== YOUR INSTRUCTIONS ==
The listing beneath should be written out in full, exactly as shown.

== DATASET SECTION ==
↓↓↓
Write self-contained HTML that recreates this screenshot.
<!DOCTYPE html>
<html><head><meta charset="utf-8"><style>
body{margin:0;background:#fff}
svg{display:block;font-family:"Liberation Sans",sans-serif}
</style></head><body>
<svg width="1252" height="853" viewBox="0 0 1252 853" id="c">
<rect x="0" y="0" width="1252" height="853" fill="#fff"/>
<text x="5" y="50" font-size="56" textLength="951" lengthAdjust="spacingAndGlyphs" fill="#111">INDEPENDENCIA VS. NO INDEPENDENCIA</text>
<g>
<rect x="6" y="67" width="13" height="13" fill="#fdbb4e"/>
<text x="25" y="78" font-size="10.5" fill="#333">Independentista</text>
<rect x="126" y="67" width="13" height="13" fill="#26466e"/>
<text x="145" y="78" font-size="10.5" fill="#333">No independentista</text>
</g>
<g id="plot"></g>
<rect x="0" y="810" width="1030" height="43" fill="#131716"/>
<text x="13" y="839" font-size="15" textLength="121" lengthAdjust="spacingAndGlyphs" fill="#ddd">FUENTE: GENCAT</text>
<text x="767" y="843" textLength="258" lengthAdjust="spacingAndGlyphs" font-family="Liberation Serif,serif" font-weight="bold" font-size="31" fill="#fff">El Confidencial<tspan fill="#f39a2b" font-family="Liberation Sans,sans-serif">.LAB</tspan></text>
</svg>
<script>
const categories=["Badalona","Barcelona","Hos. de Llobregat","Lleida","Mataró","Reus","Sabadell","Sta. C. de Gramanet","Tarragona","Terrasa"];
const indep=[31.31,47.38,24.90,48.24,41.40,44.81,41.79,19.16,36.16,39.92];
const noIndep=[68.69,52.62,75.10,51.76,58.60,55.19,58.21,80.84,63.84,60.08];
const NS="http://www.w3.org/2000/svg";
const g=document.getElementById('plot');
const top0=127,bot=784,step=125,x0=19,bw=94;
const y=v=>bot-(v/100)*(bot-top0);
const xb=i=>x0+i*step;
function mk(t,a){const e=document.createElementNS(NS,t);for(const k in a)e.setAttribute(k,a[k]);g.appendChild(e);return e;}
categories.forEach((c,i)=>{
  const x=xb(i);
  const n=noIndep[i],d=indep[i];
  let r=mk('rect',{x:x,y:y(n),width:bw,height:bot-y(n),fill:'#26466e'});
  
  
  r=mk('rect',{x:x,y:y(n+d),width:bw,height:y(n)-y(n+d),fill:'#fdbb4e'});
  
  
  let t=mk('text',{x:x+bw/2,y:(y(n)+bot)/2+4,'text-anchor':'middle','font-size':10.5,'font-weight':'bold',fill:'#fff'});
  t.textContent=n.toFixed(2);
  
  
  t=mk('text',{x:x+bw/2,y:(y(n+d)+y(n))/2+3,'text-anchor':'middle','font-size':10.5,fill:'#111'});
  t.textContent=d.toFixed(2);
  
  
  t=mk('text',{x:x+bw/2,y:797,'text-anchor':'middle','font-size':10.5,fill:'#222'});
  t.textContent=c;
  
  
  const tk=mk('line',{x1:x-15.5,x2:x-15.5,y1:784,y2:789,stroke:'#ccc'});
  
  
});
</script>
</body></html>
↑↑↑
== REPLY ==
Write self-contained HTML that recreates this screenshot.
<!DOCTYPE html>
<html><head><meta charset="utf-8"><style>
body{margin:0;background:#fff}
svg{display:block;font-family:"Liberation Sans",sans-serif}
</style></head><body>
<svg width="1252" height="853" viewBox="0 0 1252 853" id="c">
<rect x="0" y="0" width="1252" height="853" fill="#fff"/>
<text x="5" y="50" font-size="56" textLength="951" lengthAdjust="spacingAndGlyphs" fill="#111">INDEPENDENCIA VS. NO INDEPENDENCIA</text>
<g>
<rect x="6" y="67" width="13" height="13" fill="#fdbb4e"/>
<text x="25" y="78" font-size="10.5" fill="#333">Independentista</text>
<rect x="126" y="67" width="13" height="13" fill="#26466e"/>
<text x="145" y="78" font-size="10.5" fill="#333">No independentista</text>
</g>
<g id="plot"></g>
<rect x="0" y="810" width="1030" height="43" fill="#131716"/>
<text x="13" y="839" font-size="15" textLength="121" lengthAdjust="spacingAndGlyphs" fill="#ddd">FUENTE: GENCAT</text>
<text x="767" y="843" textLength="258" lengthAdjust="spacingAndGlyphs" font-family="Liberation Serif,serif" font-weight="bold" font-size="31" fill="#fff">El Confidencial<tspan fill="#f39a2b" font-family="Liberation Sans,sans-serif">.LAB</tspan></text>
</svg>
<script>
const categories=["Badalona","Barcelona","Hos. de Llobregat","Lleida","Mataró","Reus","Sabadell","Sta. C. de Gramanet","Tarragona","Terrasa"];
const indep=[31.31,47.38,24.90,48.24,41.40,44.81,41.79,19.16,36.16,39.92];
const noIndep=[68.69,52.62,75.10,51.76,58.60,55.19,58.21,80.84,63.84,60.08];
const NS="http://www.w3.org/2000/svg";
const g=document.getElementById('plot');
const top0=127,bot=784,step=125,x0=19,bw=94;
const y=v=>bot-(v/100)*(bot-top0);
const xb=i=>x0+i*step;
function mk(t,a){const e=document.createElementNS(NS,t);for(const k in a)e.setAttribute(k,a[k]);g.appendChild(e);return e;}
categories.forEach((c,i)=>{
  const x=xb(i);
  const n=noIndep[i],d=indep[i];
  let r=mk('rect',{x:x,y:y(n),width:bw,height:bot-y(n),fill:'#26466e'});
  
  
  r=mk('rect',{x:x,y:y(n+d),width:bw,height:y(n)-y(n+d),fill:'#fdbb4e'});
  
  
  let t=mk('text',{x:x+bw/2,y:(y(n)+bot)/2+4,'text-anchor':'middle','font-size':10.5,'font-weight':'bold',fill:'#fff'});
  t.textContent=n.toFixed(2);
  
  
  t=mk('text',{x:x+bw/2,y:(y(n+d)+y(n))/2+3,'text-anchor':'middle','font-size':10.5,fill:'#111'});
  t.textContent=d.toFixed(2);
  
  
  t=mk('text',{x:x+bw/2,y:797,'text-anchor':'middle','font-size':10.5,fill:'#222'});
  t.textContent=c;
  
  
  const tk=mk('line',{x1:x-15.5,x2:x-15.5,y1:784,y2:789,stroke:'#ccc'});
  
  
});
</script>
</body></html>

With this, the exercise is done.